Georgia Virtual Zone: The 1% Tax Rate Guide for Remote Founders
How Georgia's Virtual Zone delivers 1% tax on foreign-source income for qualifying IT companies — setup steps, costs, residency requirements, and common mistakes.
What is the Georgia Virtual Zone?
Georgia's Virtual Zone (VZ) is a special tax status for IT companies registered in Georgia that derive 100% of their income from foreign sources. Qualifying companies pay just 1% tax on gross revenue — one of the lowest effective corporate tax rates available to remote founders anywhere in the world.
The regime was introduced to attract tech companies and digital service providers to Georgia's growing startup ecosystem. It has been extended through 2030, providing long-term certainty for founders planning multi-year structures.
Who Qualifies
To qualify for Virtual Zone status, your company must:
- Be registered as an LLC in Georgia
- Operate in an IT-related field (software development, SaaS, digital services, tech consulting)
- Derive 100% of revenue from clients outside Georgia
- Obtain Virtual Zone certification from the Revenue Service
Personal services billed through a VZ company do not qualify unless structured as genuine B2B software or technology services. HMRC, the IRS, and other home-country tax authorities may challenge arrangements that appear to be personal income routing.
How to Set It Up
**Step 1: Company registration.** Register an LLC through the Public Service Hall or online via my.gov.ge. Cost: approximately GEL 200–500 ($75–190). Timeline: 1–3 business days.
**Step 2: Virtual Zone application.** Submit your business plan, service description, and client contracts to the Revenue Service. Approval typically takes 2–4 weeks.

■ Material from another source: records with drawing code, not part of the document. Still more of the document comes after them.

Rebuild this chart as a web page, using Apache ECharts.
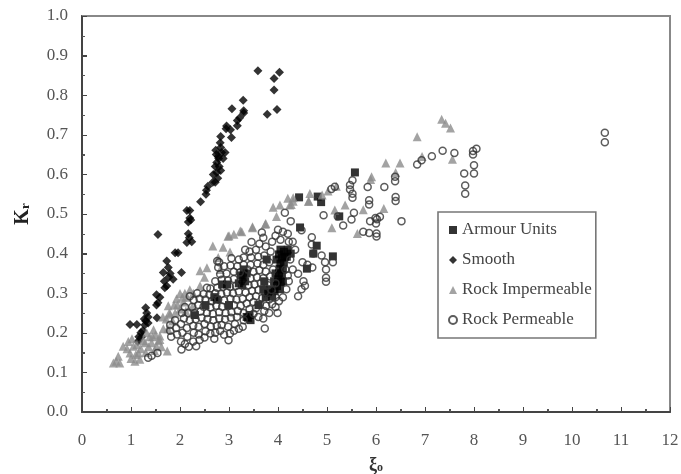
<!DOCTYPE html>
<html><head><meta charset="utf-8">
<style>html,body{margin:0;padding:0;background:#fff}#c{width:681px;height:474px;filter:blur(0.4px)}</style>
<script src="https://cdn.jsdelivr.net/npm/echarts@6/dist/echarts.min.js"></script>
</head><body><div id="c"></div>
<script>
const xTicks=[0,1,2,3,4,5,6,7,8,9,10,11,12];
const seriesNames=["Armour Units","Smooth","Rock Impermeable","Rock Permeable"];
const armourUnits=[[5.57,.605],[4.43,.542],[4.81,.544],[4.88,.53],[5.25,.494],[4.45,.466],[4.79,.42],[5.12,.393],[4.72,.4],[4.59,.362],
[4.05,.41],[4.12,.405],[4.2,.41],[4.26,.4],[4.18,.392],[4.08,.39],[4.02,.398],[3.97,.385],[4.05,.375],[4.12,.378],[4.03,.362],[4.1,.36],[4.02,.35],[4.08,.345],[4,.335],[4.06,.328],[3.98,.318],[4.04,.31],[3.93,.305],[3.88,.292],[3.8,.3],[3.77,.385],[3.95,.35],[3.92,.33],[3.85,.31],[4.14,.392],[4.1,.33],
[3.29,.34],[3.33,.33],[3.27,.32],[3.36,.35],[3.2,.325],[3.3,.36],[3.24,.345],[3.39,.238],[3.44,.232],[3.42,.245],[3.36,.24],[2.75,.284],[2.96,.322],[2.86,.322],[2.52,.27],[2.3,.245],[3.7,.31],[3.6,.27],[3,.27],[3.75,.29],[3.72,.33],[2.7,.29]];
const smooth=[[3.59,.862],[4.03,.858],[3.92,.842],[3.92,.813],[3.98,.764],[3.78,.752],[3.29,.787],[3.06,.766],[3.3,.761],[3.3,.755],[3.22,.743],[3.17,.736],[3.17,.723],[2.95,.722],[2.94,.715],[3.03,.713],[3.05,.693],[2.83,.696],[2.82,.68],[2.83,.668],[2.73,.661],[2.85,.655],[2.92,.655],[2.78,.645],[2.75,.63],[2.72,.62],[2.83,.61],[2.75,.605],[2.77,.59],[2.72,.58],[2.67,.58],[2.57,.57],[2.54,.56],[2.53,.55],[2.42,.531],[2.14,.509],[2.2,.509],[2.2,.49],[2.22,.485],[2.17,.48],[1.55,.448],[2.17,.45],[2.19,.44],[2.14,.428],[2.24,.43],[1.96,.402],[1.9,.402],[1.73,.381],[1.76,.365],[1.66,.352],[2.03,.352],[1.8,.35],[1.86,.335],[1.69,.314],[1.73,.318],[1.52,.296],[1.59,.29],[1.55,.276],[1.52,.27],[1.3,.263],[1.32,.25],[1.35,.24],[1.53,.238],[1.28,.22],[.98,.221],[1.12,.221],[1.35,.225],[1.2,.2],[1.16,.19],[1.14,.178],[1.24,.205],[1.27,.235],[2.79,.64],[2.74,.65],[2.8,.62],[2.68,.6],[2.88,.64],[1.3,.23],[1.22,.19],[1.68,.33],[1.77,.34]];
const rockImpermeable=[[7.34,.739],[7.42,.729],[7.52,.717],[6.84,.695],[6.2,.629],[6.49,.629],[7.56,.638],[6.94,.645],[6.4,.605],[5.91,.594],[5.89,.587],[5.37,.523],[5.16,.51],[6.16,.514],[5.74,.511],[5.1,.465],[5.62,.451],[5.19,.57],[5.02,.558],[4.65,.552],[4.63,.532],[4.31,.541],[4.2,.54],[4.27,.524],[4.9,.548],[4.24,.523],[4.62,.532],[4.04,.523],[3.9,.517],[3.97,.494],[3.74,.474],[3.48,.468],[3.23,.457],[3.1,.449],[3,.445],[2.67,.419],[2.88,.416],[2.98,.444],[3.26,.455],[3.48,.465],[3.75,.476],[4.31,.532],[2.41,.357],[2.55,.364],[3.02,.404],[2.2,.309],[2.41,.319],[2,.299],[1.93,.286],[1.76,.268],[2.07,.278],[2.27,.3],[1.8,.247],[1.9,.25],[1.59,.183],[1.74,.154],[.7,.128],[.64,.124],[.77,.124],[.74,.141],[.84,.166],[.945,.178],[1.05,.166],[.98,.149],[1.15,.149],[1.08,.128],[1.18,.133],[1.32,.2],[1.46,.208],[1.59,.192],[1.29,.175],[1.42,.175],[1.52,.166],[1.38,.19],[1.5,.195],[1.2,.16],[1.3,.15],[1.1,.145],[.92,.16],[1,.135],[1.62,.165],[2,.26],[2.12,.255],[1.95,.27],[2.25,.265],[2.15,.29],[1.85,.23],[1.72,.235],[2.78,.39],[2.82,.36],[2.5,.34],[1.25,.18],[1.36,.165],[1.44,.19],[1.56,.18],[1.48,.155],[1.12,.17],[1.02,.185],[1.66,.21],[1.75,.21],[1.65,.24],[2.05,.29],[2.1,.3],[1.88,.27],[1.78,.25]];
const rockPermeable=[[10.67,.705],[10.67,.681],[8.05,.665],[7.98,.659],[7.98,.65],[8,.623],[8,.602],[7.8,.602],[7.82,.572],[7.82,.551],[7.6,.654],[7.36,.66],[7.14,.646],[6.93,.636],[6.84,.625],[6.39,.594],[6.39,.583],[6.4,.543],[6.4,.533],[6.17,.568],[5.83,.568],[6.52,.482],[5.86,.535],[5.86,.524],[5.52,.585],[5.47,.573],[5.47,.562],[5.52,.551],[5.52,.541],[5.16,.569],[5.09,.563],[5.55,.503],[5.5,.486],[5.33,.471],[4.93,.497],[5.22,.494],[6.08,.493],[5.99,.49],[5.88,.482],[6,.476],[6.02,.487],[5.74,.455],[5.86,.452],[6.01,.451],[6.01,.443],
[4.14,.503],[4.26,.482],[4.48,.459],[4.69,.441],[4.69,.423],[4.72,.4],[4.89,.395],[4.96,.378],[5.12,.378],[4.98,.36],[4.98,.339],[4.98,.329],[4.7,.365],[4.5,.378],[4.6,.372],[4.41,.349],[4.52,.33],[4.55,.319],[4.48,.31],[4.41,.292],
[1.35,.137],[1.42,.142],[1.54,.149],[2.03,.158],[2.33,.166],[2.99,.181],[3.73,.211],[3.99,.25],[2.1,.172],[2.27,.178],[2.02,.178],[2.18,.165],[2.4,.182],[1.82,.19],[1.94,.196],[1.8,.205],[1.8,.22],[1.92,.212],[2.05,.2],[2.15,.19],[2.28,.2],[2.38,.196],[2.5,.188],[2.52,.204],[2.62,.198],[2.72,.2],[2.7,.185],[2.82,.205],[2.9,.195],[3.02,.198],[3.1,.205],[3.2,.21],[3.28,.215],[3.12,.222],[2.98,.215],[2.85,.22],[2.75,.218],[2.63,.216],[2.5,.222],[2.38,.215],[2.27,.218],[2.14,.212],[2.02,.222],[1.9,.232],[2.08,.236],[2.2,.232],[2.32,.234],[2.44,.238],[2.56,.235],[2.68,.232],[2.8,.236],[2.92,.234],[3.04,.238],[3.16,.24],[3.3,.232],[3.5,.248],[3.6,.24],[3.7,.236],[3.82,.25],[3.95,.265],[3.72,.255],[3.55,.262],[3.42,.26],[3.3,.25],[3.18,.255],[3.05,.252],[2.93,.25],[2.8,.252],[2.67,.248],[2.55,.25],[2.42,.254],[2.3,.25],[2.16,.25],[2.04,.25],[2.1,.265],[2.25,.266],[2.37,.27],[2.48,.266],[2.62,.264],[2.74,.268],[2.86,.266],[2.98,.268],[3.1,.27],[3.24,.268],[3.36,.274],[3.5,.278],[3.63,.272],[3.76,.268],[3.88,.272],[4.02,.28],[4.1,.29],[3.95,.29],[3.82,.284],[3.68,.288],[3.55,.292],[3.42,.29],[3.28,.286],[3.15,.284],[3.03,.286],[2.9,.282],[2.78,.284],[2.65,.28],[2.52,.284],[2.4,.286],[2.28,.282],[2.2,.292],[2.35,.3],[2.48,.298],[2.6,.296],[2.72,.3],[2.84,.298],[2.96,.302],[3.08,.3],[3.2,.304],[3.34,.302],[3.47,.306],[3.6,.308],[3.73,.302],[3.87,.308],[4.17,.31],[4.22,.33],[3.95,.325],[3.8,.32],[3.65,.325],[3.52,.322],[3.4,.32],[3.14,.318],[3.02,.316],[2.88,.316],[2.76,.314],[2.62,.312],[2.55,.314],[2.72,.33],[2.85,.334],[2.98,.332],[3.1,.336],[3.44,.338],[3.57,.34],[3.7,.338],[3.84,.342],[3.9,.36],[3.75,.355],[3.62,.358],[3.5,.354],[3.38,.36],[3.22,.352],[3.1,.354],[2.95,.35],[2.82,.348],[2.78,.365],[2.9,.368],[3.03,.37],[3.17,.368],[3.3,.372],[3.44,.372],[3.58,.375],[3.7,.372],[3.82,.378],[2.76,.381],[2.8,.378],[3.05,.388],[3.2,.385],[3.33,.41],[3.3,.39],[3.45,.39],[3.46,.429],[3.6,.392],[3.72,.395],[3.55,.41],[3.67,.453],[3.62,.425],[3.75,.418],[3.85,.405],[3.7,.44],[3.88,.43],[3.95,.445],[4,.46],[4.1,.455],[4.2,.45],[4.3,.43],[4.35,.41],[4.22,.43],[4.05,.435],[4.25,.385],[4.3,.36],[4.15,.36],[4.2,.345],[3.42,.405]];
const mk=(i,sym,size,style)=>({name:seriesNames[i],type:"scatter",symbol:sym,symbolSize:size,itemStyle:style,
 data:[armourUnits,smooth,rockImpermeable,rockPermeable][i],z:2+i,silent:true});
const serif='"Liberation Serif","Times New Roman",serif';
const axisBase={z:10,axisLine:{show:true,lineStyle:{color:"#444",width:2}},
 axisTick:{show:true,inside:true,length:5,lineStyle:{color:"#444",width:1}},
 minorTick:{show:true,splitNumber:2,length:3,lineStyle:{color:"#555",width:1}},
 splitLine:{show:false},
 axisLabel:{color:"#555",fontFamily:serif,fontSize:17}};
const chart=echarts.init(document.getElementById("c"));
chart.setOption({animation:false,
 grid:{z:10,left:82,top:16,width:588,height:396,show:true,borderColor:"#888",borderWidth:2,outerBoundsMode:"none"},
 xAxis:{...axisBase,type:"value",min:0,max:12,interval:1,
  axisLabel:{...axisBase.axisLabel,margin:20,formatter:v=>String(xTicks[v])},
  name:"{a|ξ}{b|o}",nameLocation:"middle",nameGap:44,
  nameTextStyle:{rich:{a:{fontFamily:serif,fontSize:18,fontWeight:"bold",color:"#333"},b:{fontFamily:serif,fontSize:12,fontWeight:"bold",color:"#333",padding:[6,0,0,0]}}}},
 yAxis:{...axisBase,type:"value",min:0,max:1,interval:.1,
  axisLabel:{...axisBase.axisLabel,margin:14,formatter:v=>v.toFixed(1)},
  name:"{a|K}{b|r}",nameLocation:"middle",nameGap:49,
  nameTextStyle:{rich:{a:{fontFamily:serif,fontSize:20,fontWeight:"bold",color:"#222"},b:{fontFamily:serif,fontSize:13,fontWeight:"bold",color:"#222",padding:[6,0,0,0]}}}},
 legend:{show:true,z:20,orient:"vertical",left:438,top:212,padding:[9,4,9,10],
  borderColor:"#777",borderWidth:1.6,backgroundColor:"#fff",itemWidth:8,itemHeight:8,itemGap:12,
  data:seriesNames,textStyle:{color:"#444",fontFamily:serif,fontSize:17,lineHeight:18}},
 series:[
  mk(0,"rect",8,{color:"#000"}),
  mk(1,"diamond",9,{color:"#000"}),
  mk(2,"triangle",9,{color:"#8c8c8c"}),
  mk(3,"circle",7,{color:"rgba(255,255,255,0)",borderColor:"#333",borderWidth:1.5})
 ]});
// Frame and ticks placed through the chart's own scales, so they stay visible above the marks.
const px=(x,y)=>chart.convertToPixel({gridIndex:0},[x,y]);
const seg=(a,b,color,w)=>({type:"line",silent:true,z:15,shape:{x1:a[0],y1:a[1],x2:b[0],y2:b[1]},style:{stroke:color,lineWidth:w}});
const els=[];
const o=px(0,0),tr=px(12,1);
els.push(seg([o[0],tr[1]],tr,"#888",2),seg(tr,[tr[0],o[1]],"#888",2),seg(o,[o[0],tr[1]],"#444",2),seg(o,[tr[0],o[1]],"#444",2));
xTicks.forEach(v=>{const p=px(v,0);els.push(seg([Math.round(p[0])+.5,p[1]],[Math.round(p[0])+.5,p[1]-5],"#444",1));
 if(v<12){const q=px(v+.5,0);els.push(seg([Math.round(q[0])+.5,q[1]],[Math.round(q[0])+.5,q[1]-3],"#555",1));}});
[0,1,2,3,4,5,6,7,8,9,10].forEach(k=>{const p=px(0,k/10);const y=Math.round(p[1])+.5;els.push(seg([p[0],y],[p[0]+5,y],"#444",1));
 if(k<10){const q=px(0,k/10+.05);const yq=Math.round(q[1])+.5;els.push(seg([q[0],yq],[q[0]+3,yq],"#555",1));}});
chart.setOption({graphic:{elements:els}});
</script></body></html>
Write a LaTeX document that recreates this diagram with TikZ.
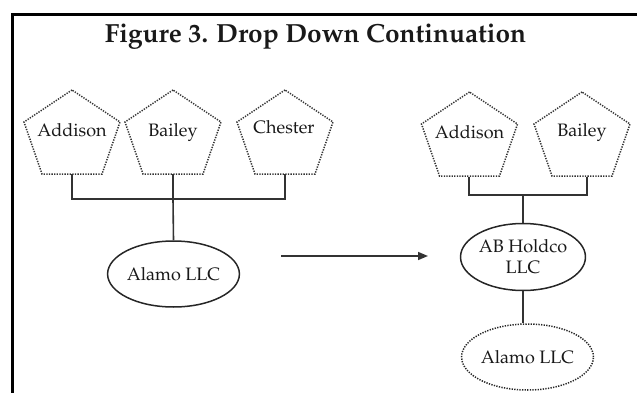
\documentclass[tikz,border=0pt]{standalone}
\usepackage[T1]{fontenc}
\renewcommand\rmdefault{ppl}
\usetikzlibrary{shapes.geometric,arrows.meta}
\newcommand\drawpent[3]{% name, cx, top
  \draw[pentline] (#2,#3) -- ++(-48,32) -- ++(18,52) -- ++(60,0) -- ++(18,-52) -- cycle;
  \coordinate (#1) at (#2,#3+84);
}
\tikzset{
  pentline/.style={draw=black!80, line width=1.5pt, dash pattern=on 1.3pt off 1.3pt},
  lbl/.style={font=\fontsize{18}{22}\selectfont, text=black!90, anchor=base, inner sep=0pt},
  ent/.style={ellipse, draw=black!85, line width=1.5pt, inner sep=0pt, font=\fontsize{18}{22}\selectfont, text=black!90, align=center},
  entdot/.style={ent, dash pattern=on 1.3pt off 1.3pt},
  conn/.style={draw=black!80, line width=1.6pt},
  frameline/.style={draw=black}
}
\begin{document}
\begin{tikzpicture}[x=1pt,y=-1pt]
\useasboundingbox (0,0) rectangle (637,393);
% frame
\draw[frameline, line width=2.5pt] (11,14.5) -- (637,14.5);
\draw[frameline, line width=3pt] (12.5,13.5) -- (12.5,393);
% title
\node[anchor=base, inner sep=0pt, font=\fontsize{26.2}{30}\selectfont\bfseries, text=black!90] (title) at (315.5,43) {Figure 3. Drop Down Continuation};
% left group
\drawpent{addLb}{72}{90}
\drawpent{baiLb}{173}{90}
\drawpent{cheLb}{285}{90}
\node[lbl] (addL) at (72,136) {Addison};
\node[lbl] (baiL) at (173,136) {Bailey};
\node[lbl] (cheL) at (284,134) {Chester};
\coordinate (barL) at (173,199);
\node[ent, minimum width=119pt, minimum height=66pt] (alamoL) at (173.5,274) {Alamo LLC};
\draw[conn] (addLb) |- (barL) -| (cheLb);
\draw[conn] (baiLb) -- (barL);
\draw[conn] (barL) -- (alamoL.north);
% arrow
\coordinate (arrS) at (281,256);
\coordinate (arrE) at (428,256);
\draw[conn, -{Triangle[length=10pt,width=8pt]}] (arrS) -- (arrE);
% right group
\drawpent{addRb}{469.5}{92}
\drawpent{baiRb}{582}{92}
\node[lbl] (addR) at (469.5,139) {Addison};
\node[lbl] (baiR) at (582,137) {Bailey};
\coordinate (addRc) at (469,177);
\coordinate (baiRc) at (587,177);
\coordinate (barR) at (523,195);
\node[ent, minimum width=120pt, minimum height=67pt] (ab) at (523,257) {AB Holdco\\[-1pt]LLC};
\node[entdot, minimum width=121pt, minimum height=66pt] (alamoR) at (527.5,357) {Alamo LLC};
\draw[conn] (addRc) |- (barR) -| (baiRc);
\draw[conn] (barR) -- (ab.north);
\draw[conn] (ab.south) -- (ab.south |- alamoR.north);
\end{tikzpicture}
\end{document}
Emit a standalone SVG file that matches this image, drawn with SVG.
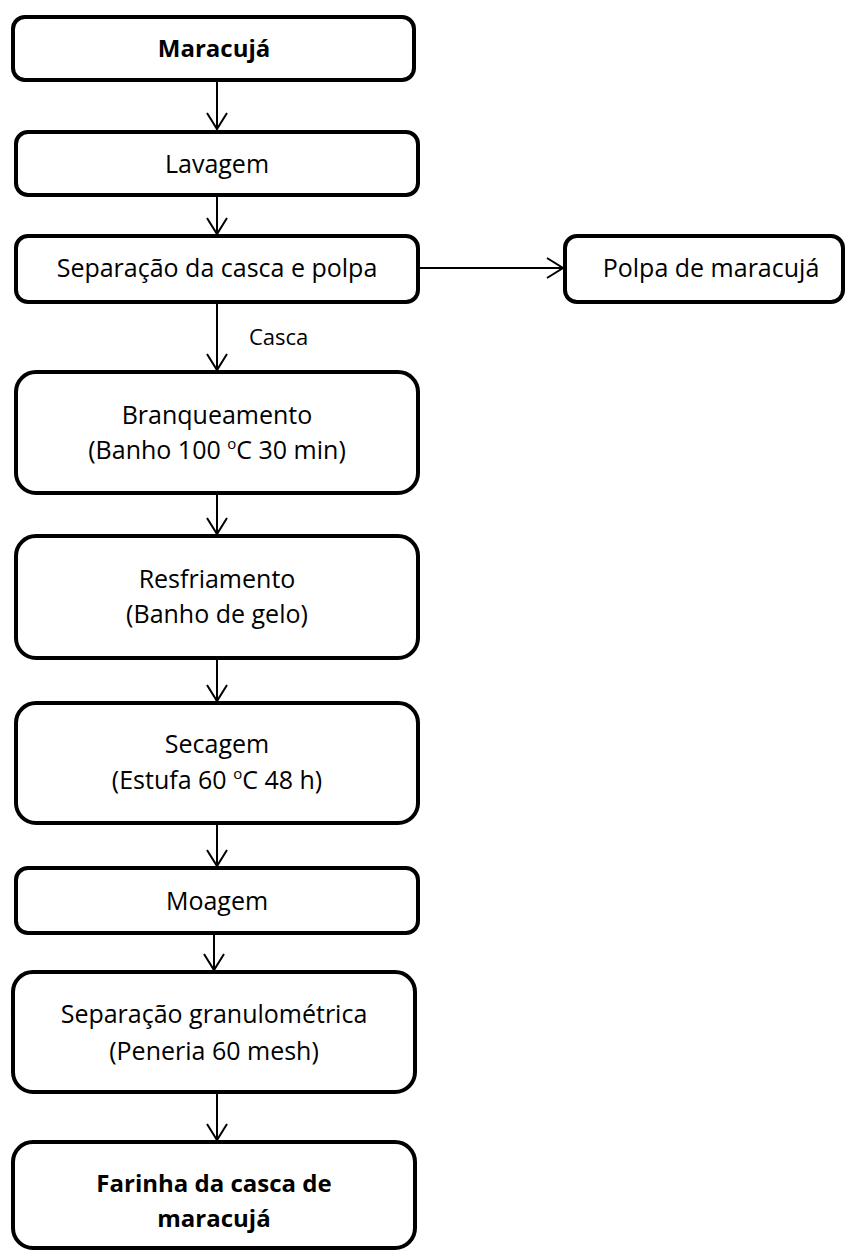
<svg xmlns="http://www.w3.org/2000/svg" width="847" height="1253" viewBox="0 0 847 1253">
<style>
.box{fill:#fff;stroke:#000;stroke-width:4}
.t{font-family:"Open Sans","Liberation Sans",sans-serif;font-size:25px;fill:#000;text-anchor:middle}
.b{font-weight:bold;font-size:24px}
.lbl{font-family:"Open Sans","Liberation Sans",sans-serif;font-size:22px;fill:#000}
.c{stroke:#000;stroke-width:2;fill:none}
</style>
<defs>
<marker id="arr" markerWidth="24" markerHeight="24" refX="20" refY="12" orient="auto" markerUnits="userSpaceOnUse">
<path d="M4,2 L20,12 L4,22" fill="none" stroke="#000" stroke-width="2"/>
</marker>
</defs>
<rect width="847" height="1253" fill="#fff"/>
<g id="connectors">
<line class="c" x1="217" y1="82" x2="217" y2="129" marker-end="url(#arr)"/>
<line class="c" x1="217" y1="197" x2="217" y2="234" marker-end="url(#arr)"/>
<line class="c" x1="420" y1="268" x2="563" y2="268" marker-end="url(#arr)"/>
<line class="c" x1="217" y1="304" x2="217" y2="370" marker-end="url(#arr)"/>
<line class="c" x1="217" y1="495" x2="217" y2="534" marker-end="url(#arr)"/>
<line class="c" x1="217" y1="660" x2="217" y2="701" marker-end="url(#arr)"/>
<line class="c" x1="217" y1="825" x2="217" y2="866" marker-end="url(#arr)"/>
<line class="c" x1="214" y1="935" x2="214" y2="970" marker-end="url(#arr)"/>
<line class="c" x1="217" y1="1094" x2="217" y2="1140" marker-end="url(#arr)"/>
<text class="lbl" x="249" y="345">Casca</text>
</g>
<g id="n1"><rect class="box" x="13" y="17" width="401" height="63" rx="12"/><text class="t b" x="214" y="57">Maracujá</text></g>
<g id="n2"><rect class="box" x="16" y="132" width="402" height="63" rx="12"/><text class="t" x="217" y="173">Lavagem</text></g>
<g id="n3"><rect class="box" x="16" y="236" width="402" height="66" rx="12"/><text class="t" x="217" y="277">Separação da casca e polpa</text></g>
<g id="n4"><rect class="box" x="565" y="236" width="278" height="66" rx="12"/><text class="t" x="711" y="277">Polpa de maracujá</text></g>
<g id="n5"><rect class="box" x="16" y="372" width="402" height="121" rx="20"/><text class="t" x="217" y="424">Branqueamento</text><text class="t" x="217" y="459">(Banho 100 <tspan dy="-10" font-size="15">o</tspan><tspan dy="10">C 30 min)</tspan></text></g>
<g id="n6"><rect class="box" x="16" y="536" width="402" height="122" rx="20"/><text class="t" x="217" y="588">Resfriamento</text><text class="t" x="217" y="623">(Banho de gelo)</text></g>
<g id="n7"><rect class="box" x="16" y="703" width="402" height="120" rx="20"/><text class="t" x="217" y="753">Secagem</text><text class="t" x="217" y="789">(Estufa 60 <tspan dy="-10" font-size="15">o</tspan><tspan dy="10">C 48 h)</tspan></text></g>
<g id="n8"><rect class="box" x="16" y="868" width="402" height="65" rx="12"/><text class="t" x="217" y="910">Moagem</text></g>
<g id="n9"><rect class="box" x="13" y="972" width="402" height="120" rx="20"/><text class="t" x="214" y="1023">Separação granulométrica</text><text class="t" x="214" y="1060">(Peneria 60 mesh)</text></g>
<g id="n10"><rect class="box" x="13" y="1142" width="402" height="106" rx="20"/><text class="t b" x="214" y="1192">Farinha da casca de</text><text class="t b" x="214" y="1227">maracujá</text></g>
</svg>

**Step 3: Bank account.** Open a corporate account at Bank of Georgia or TBC Bank. Both accept VZ companies but require in-person visits and source-of-funds documentation. Budget 2–4 weeks for account opening.
**Step 4: Tax registration.** Register for the 1% VZ tax regime upon certification approval. File quarterly returns through the Revenue Service portal.
Total setup cost: approximately $500–1,000 including registration, notarization, and initial accounting setup.
The Residency Question
You do not need Georgian tax residence to operate a VZ company, but you need to consider where you personally are tax resident. If you remain tax resident in a high-tax country while routing income through a Georgian VZ company, your home country may tax the income regardless of the Georgian rate.
Many founders combine a VZ company with Georgian tax residence (available after 183 days of physical presence) or with a digital nomad visa from another jurisdiction. The combination requires careful cross-border planning.
US Citizen Considerations
US citizens remain subject to worldwide taxation regardless of where their company is registered. The Foreign Earned Income Exclusion (FEIE) allows exclusion of up to $130,000 (2026) of foreign-earned income if you meet the physical presence or bona fide residence test.
A Georgian VZ company does not eliminate US tax obligations — it may reduce them if structured correctly with FEIE and foreign tax credits. Consult a US-qualified cross-border CPA before proceeding.
Banking
Bank of Georgia and TBC Bank are the primary choices for VZ companies. Both require:
- In-person visit to a branch in Tbilisi
- Company registration documents and VZ certification
- Business plan and client contracts
- Personal identification and proof of address
Remote bank account opening is not reliably available for new VZ companies. Plan an initial trip to Tbilisi of 3–5 days for setup.
Common Mistakes
The most common mistake is assuming the VZ status alone solves your personal tax situation. The 1% rate applies to the company — not automatically to you as an individual.
**Routing personal consulting income** through a VZ company without genuine IT service delivery is the fastest way to attract audit attention from both Georgian and home-country authorities.
**Ignoring substance requirements.** While Georgia does not mandate local employees, you should maintain genuine business activity including contracts, invoices, and service delivery documentation.
**Choosing the wrong company type.** Only LLCs qualify for VZ status. Individual entrepreneurs (IE) have different tax treatment and cannot access the 1% rate.